> YOUR GOAL:
The data below should be printed in full, exactly, and without any of its images.

<<<<

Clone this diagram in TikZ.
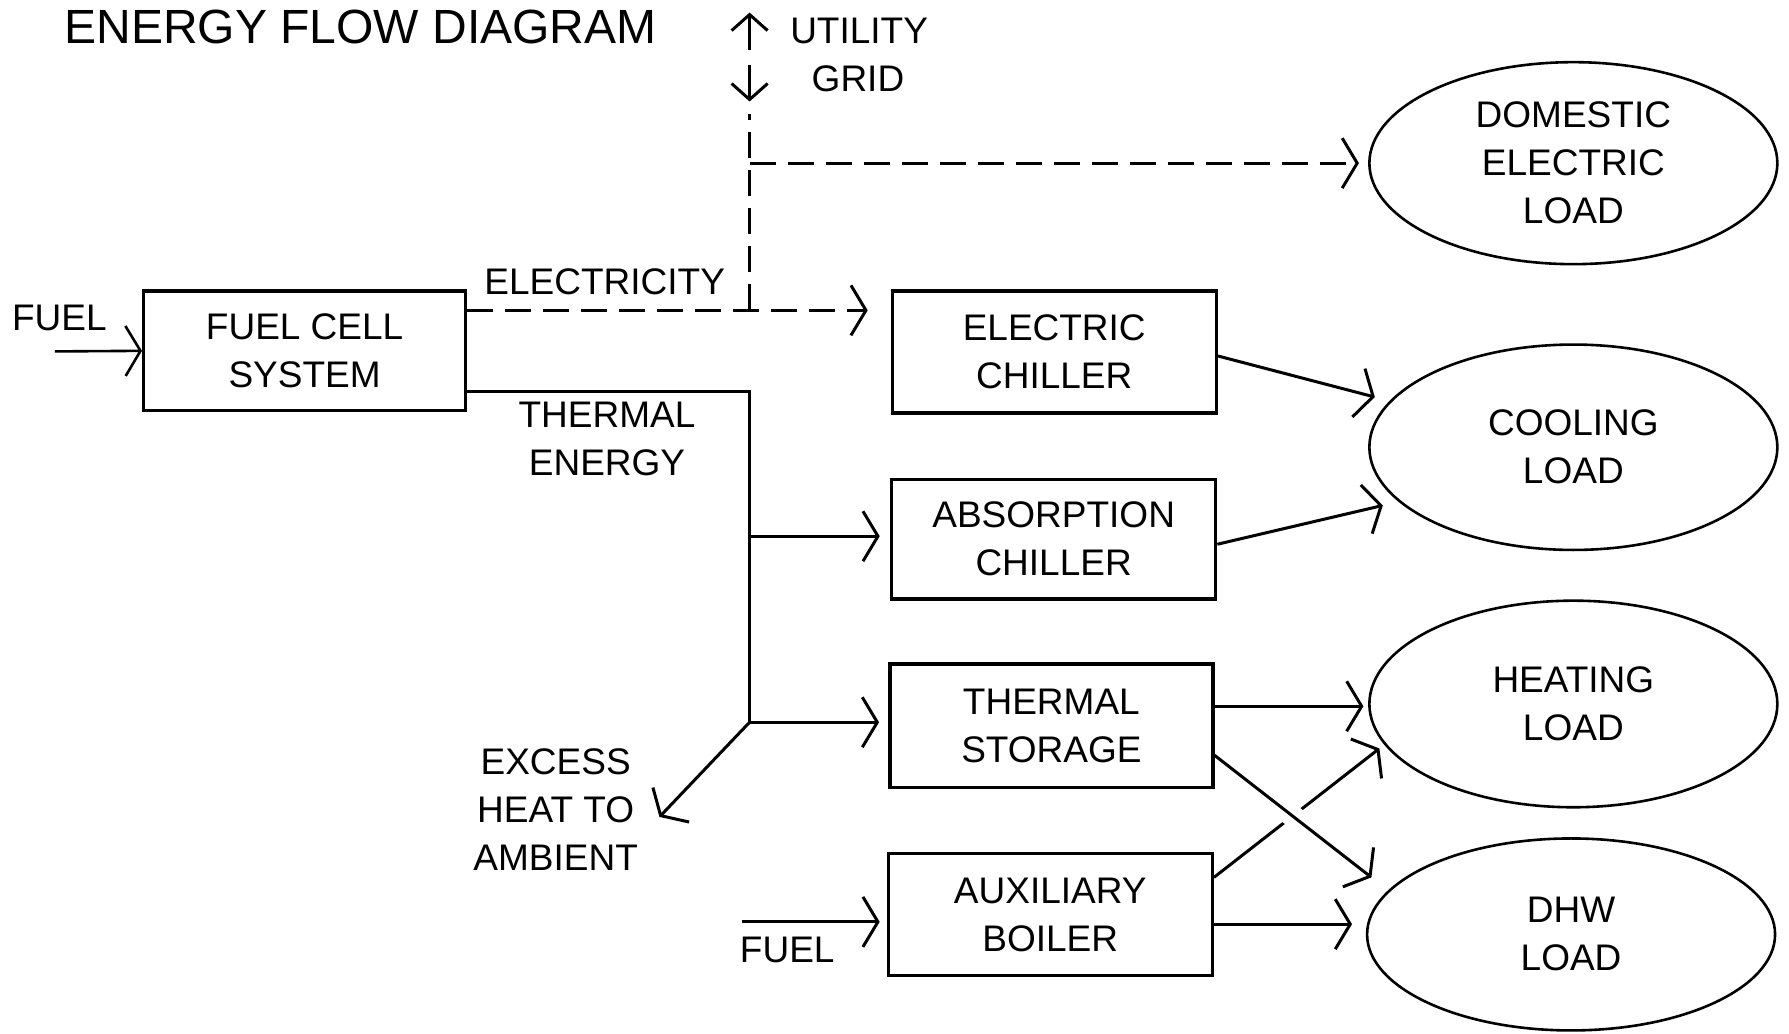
\documentclass[tikz,border=0pt]{standalone}
\usepackage{fontspec}
\setmainfont{Liberation Sans}
\usetikzlibrary{arrows.meta,shapes.geometric,calc}
\begin{document}
\begin{tikzpicture}[x=0.5705pt,y=-0.5705pt,
  txt/.style={font=\fontsize{18.5}{24}\selectfont, align=center, inner sep=0pt},
  box/.style={draw, line width=1.7pt, minimum width=162pt, minimum height=61pt, inner sep=0pt, align=center, font=\fontsize{18.5}{24}\selectfont},
  load/.style={draw, ellipse, line width=1.3pt, minimum width=204pt, minimum height=102pt, inner sep=0pt, align=center, font=\fontsize{18.5}{24}\selectfont},
  conn/.style={line width=1.5pt},
  flow/.style={conn, -{Straight Barb[length=7.5pt,width=25pt]}},
  smallflow/.style={conn, -{Straight Barb[length=8pt,width=18pt]}},
  elec/.style={dash pattern=on 13pt off 6pt}]
\useasboundingbox (0,0) rectangle (1568,906);

% title and labels
\node[inner sep=0pt, font=\fontsize{24}{28}\selectfont] (title) at (316,24) {ENERGY FLOW DIAGRAM};
\node[txt] (utility) at (753,27) {UTILITY};
\node[txt] (grid) at (752,69) {GRID};
\node[txt] (elabel) at (530,247) {ELECTRICITY};
\node[txt] (fuel1lbl) at (52,279) {FUEL};
\node[txt] (thlabel) at (532,385) {THERMAL\\ENERGY};
\node[txt] (excess) at (487,710) {EXCESS\\HEAT TO\\AMBIENT};
\node[txt] (fuel2lbl) at (690,833) {FUEL};

% boxes
\node[box, minimum width=160.9pt, minimum height=59.9pt] (fc) at (267,307.5) {FUEL CELL\\SYSTEM};
\node[box] (ec) at (924,308.5) {ELECTRIC\\CHILLER};
\node[box, minimum height=59.9pt] (ab) at (923.5,472.5) {ABSORPTION\\CHILLER};
\node[box, minimum width=161.5pt, minimum height=61.6pt] (ts) at (921.5,636) {THERMAL\\STORAGE};
\node[box] (aux) at (920.5,801.5) {AUXILIARY\\BOILER};

% loads
\node[load, minimum height=101pt] (dom) at (1379,143) {DOMESTIC\\ELECTRIC\\LOAD};
\node[load, minimum height=102.7pt] (cool) at (1379,392) {COOLING\\LOAD};
\node[load, minimum height=103.3pt] (heat) at (1379,617) {HEATING\\LOAD};
\node[load, minimum height=96pt] (dhw) at (1377,819) {DHW\\LOAD};

% junctions and free ends
\coordinate (up0) at (657,44);
\coordinate (up1) at (657,11);
\coordinate (dn0) at (657,57);
\coordinate (dn1) at (657,89);
\coordinate (gb) at (657,100);
\coordinate (gc) at (657,143);
\coordinate (ej) at (657,272);
\coordinate (tj1) at (657,343);
\coordinate (tj2) at (657,470);
\coordinate (tj3) at (657,633);
\coordinate (ex) at (578,716);
\coordinate (f1) at (48,308);
\coordinate (f2) at (650,808);

% utility grid
\draw[smallflow] (up0) -- (up1);
\draw[smallflow] (dn0) -- (dn1);
\draw[conn, elec] (ej) -- (gb);
\draw[flow, elec] (gc) -- ($(dom.west)+(-8,0)$);

% fuel in
\draw[flow, line width=1.3pt] (f1) -- (fc.west);

% electricity
\draw[flow, elec] ($(fc.east)+(0,-35.5)$) -- ($(ec.west)+(-20,-36.5)$);

% thermal energy
\draw[conn] ($(fc.east)+(0,35.5)$) -- (tj1) -- (tj3);
\draw[flow] (tj2) -- ($(ab.west)+(-9,-2.5)$);
\draw[flow] (tj3) -- ($(ts.west)+(-8,-3)$);
\draw[flow] (tj3) -- (ex);

% fuel to boiler
\draw[flow] (f2) -- ($(aux.west)+(-6,6.5)$);

% to loads
\draw[flow] ($(ec.east)+(0,3.5)$) -- ($(cool.center)+(-174,-44)$);
\draw[flow] ($(ab.east)+(0,4.5)$) -- ($(cool.center)+(-167,51)$);
\draw[flow] ($(ts.east)+(0,-17)$) -- ($(heat.center)+(-184,2)$);
\draw[flow] ($(aux.east)+(0,-32.5)$) -- ($(heat.center)+(-170,39)$);
\coordinate (tsd0) at ($(ts.east)+(0,26)$);
\coordinate (tsd1) at ($(dhw.center)+(-175,-50)$);
\draw[white, line width=11pt] ($(tsd0)!0.42!(tsd1)$) -- ($(tsd0)!0.58!(tsd1)$);
\draw[flow] (tsd0) -- (tsd1);
\draw[flow] ($(aux.east)+(0,8.5)$) -- ($(dhw.center)+(-192,-9)$);
\end{tikzpicture}
\end{document}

>>>>

> WRITTEN SOLUTION:
Clone this diagram in TikZ.
\documentclass[tikz,border=0pt]{standalone}
\usepackage{fontspec}
\setmainfont{Liberation Sans}
\usetikzlibrary{arrows.meta,shapes.geometric,calc}
\begin{document}
\begin{tikzpicture}[x=0.5705pt,y=-0.5705pt,
  txt/.style={font=\fontsize{18.5}{24}\selectfont, align=center, inner sep=0pt},
  box/.style={draw, line width=1.7pt, minimum width=162pt, minimum height=61pt, inner sep=0pt, align=center, font=\fontsize{18.5}{24}\selectfont},
  load/.style={draw, ellipse, line width=1.3pt, minimum width=204pt, minimum height=102pt, inner sep=0pt, align=center, font=\fontsize{18.5}{24}\selectfont},
  conn/.style={line width=1.5pt},
  flow/.style={conn, -{Straight Barb[length=7.5pt,width=25pt]}},
  smallflow/.style={conn, -{Straight Barb[length=8pt,width=18pt]}},
  elec/.style={dash pattern=on 13pt off 6pt}]
\useasboundingbox (0,0) rectangle (1568,906);

% title and labels
\node[inner sep=0pt, font=\fontsize{24}{28}\selectfont] (title) at (316,24) {ENERGY FLOW DIAGRAM};
\node[txt] (utility) at (753,27) {UTILITY};
\node[txt] (grid) at (752,69) {GRID};
\node[txt] (elabel) at (530,247) {ELECTRICITY};
\node[txt] (fuel1lbl) at (52,279) {FUEL};
\node[txt] (thlabel) at (532,385) {THERMAL\\ENERGY};
\node[txt] (excess) at (487,710) {EXCESS\\HEAT TO\\AMBIENT};
\node[txt] (fuel2lbl) at (690,833) {FUEL};

% boxes
\node[box, minimum width=160.9pt, minimum height=59.9pt] (fc) at (267,307.5) {FUEL CELL\\SYSTEM};
\node[box] (ec) at (924,308.5) {ELECTRIC\\CHILLER};
\node[box, minimum height=59.9pt] (ab) at (923.5,472.5) {ABSORPTION\\CHILLER};
\node[box, minimum width=161.5pt, minimum height=61.6pt] (ts) at (921.5,636) {THERMAL\\STORAGE};
\node[box] (aux) at (920.5,801.5) {AUXILIARY\\BOILER};

% loads
\node[load, minimum height=101pt] (dom) at (1379,143) {DOMESTIC\\ELECTRIC\\LOAD};
\node[load, minimum height=102.7pt] (cool) at (1379,392) {COOLING\\LOAD};
\node[load, minimum height=103.3pt] (heat) at (1379,617) {HEATING\\LOAD};
\node[load, minimum height=96pt] (dhw) at (1377,819) {DHW\\LOAD};

% junctions and free ends
\coordinate (up0) at (657,44);
\coordinate (up1) at (657,11);
\coordinate (dn0) at (657,57);
\coordinate (dn1) at (657,89);
\coordinate (gb) at (657,100);
\coordinate (gc) at (657,143);
\coordinate (ej) at (657,272);
\coordinate (tj1) at (657,343);
\coordinate (tj2) at (657,470);
\coordinate (tj3) at (657,633);
\coordinate (ex) at (578,716);
\coordinate (f1) at (48,308);
\coordinate (f2) at (650,808);

% utility grid
\draw[smallflow] (up0) -- (up1);
\draw[smallflow] (dn0) -- (dn1);
\draw[conn, elec] (ej) -- (gb);
\draw[flow, elec] (gc) -- ($(dom.west)+(-8,0)$);

% fuel in
\draw[flow, line width=1.3pt] (f1) -- (fc.west);

% electricity
\draw[flow, elec] ($(fc.east)+(0,-35.5)$) -- ($(ec.west)+(-20,-36.5)$);

% thermal energy
\draw[conn] ($(fc.east)+(0,35.5)$) -- (tj1) -- (tj3);
\draw[flow] (tj2) -- ($(ab.west)+(-9,-2.5)$);
\draw[flow] (tj3) -- ($(ts.west)+(-8,-3)$);
\draw[flow] (tj3) -- (ex);

% fuel to boiler
\draw[flow] (f2) -- ($(aux.west)+(-6,6.5)$);

% to loads
\draw[flow] ($(ec.east)+(0,3.5)$) -- ($(cool.center)+(-174,-44)$);
\draw[flow] ($(ab.east)+(0,4.5)$) -- ($(cool.center)+(-167,51)$);
\draw[flow] ($(ts.east)+(0,-17)$) -- ($(heat.center)+(-184,2)$);
\draw[flow] ($(aux.east)+(0,-32.5)$) -- ($(heat.center)+(-170,39)$);
\coordinate (tsd0) at ($(ts.east)+(0,26)$);
\coordinate (tsd1) at ($(dhw.center)+(-175,-50)$);
\draw[white, line width=11pt] ($(tsd0)!0.42!(tsd1)$) -- ($(tsd0)!0.58!(tsd1)$);
\draw[flow] (tsd0) -- (tsd1);
\draw[flow] ($(aux.east)+(0,8.5)$) -- ($(dhw.center)+(-192,-9)$);
\end{tikzpicture}
\end{document}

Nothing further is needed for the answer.